Showcasing Oracle’s 16 hyperscale cloud regions across the globe, Ellison said, “This will be one of the most surprising slides I put up, because when we meet next year on this, we’ll have more regions than AWS.”
Will that startling claim hold up over the next year? Maybe and maybe not. But perhaps the larger point Ellison was making is that his company intends to become a major player in the IaaS layer of the cloud, a segment that Amazon has created and dominated and in which Oracle to date has been at best a bit player.
Here’s the broader context for that striking promise from Ellison.
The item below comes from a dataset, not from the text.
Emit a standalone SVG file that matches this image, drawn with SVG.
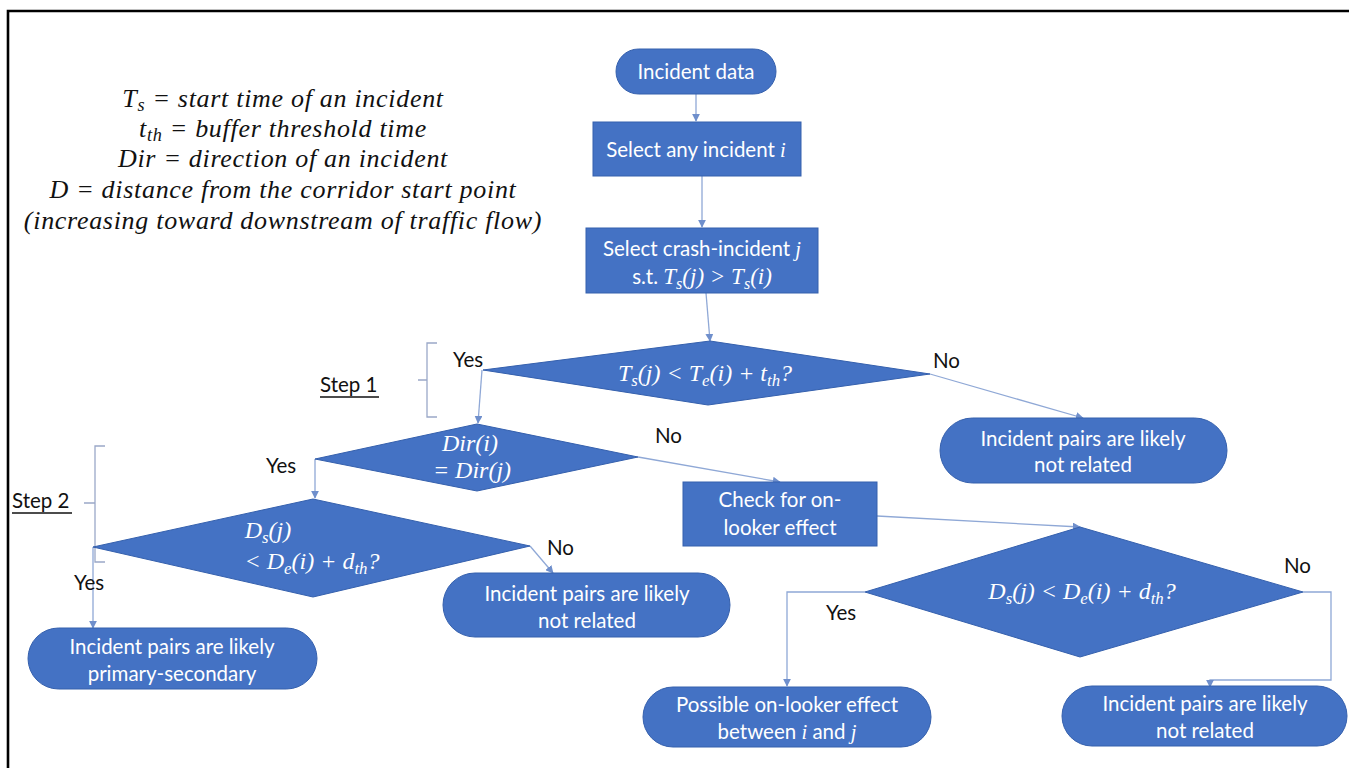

So we have 16 hyperscale regions around the world today. And all the Oracle regions run all the Oracle services. So in all 16 of those regions, you’ll find NetSuite. In all 16 of those regions, you’ll find Fusion applications. In all 16 of those regions, you’ll find Oracle Analytics Cloud in addition to obviously the Autonomous Database and compute and storage and all of that jazz… So, this is what it looks like today—16 hyperscale regions. This will be one of the most surprising slides I put up, because when we meet next year on this, we’ll have more regions than AWS. It’s stunning—it’s absolutely stunning. We expect to add more than 1,000 Autonomous Database customers this quarter alone, and it’s accelerating. It’s absolutely amazing, what’s going on.
Disclosure: at the time of this writing, Oracle was a client of Cloud Wars Media LLC.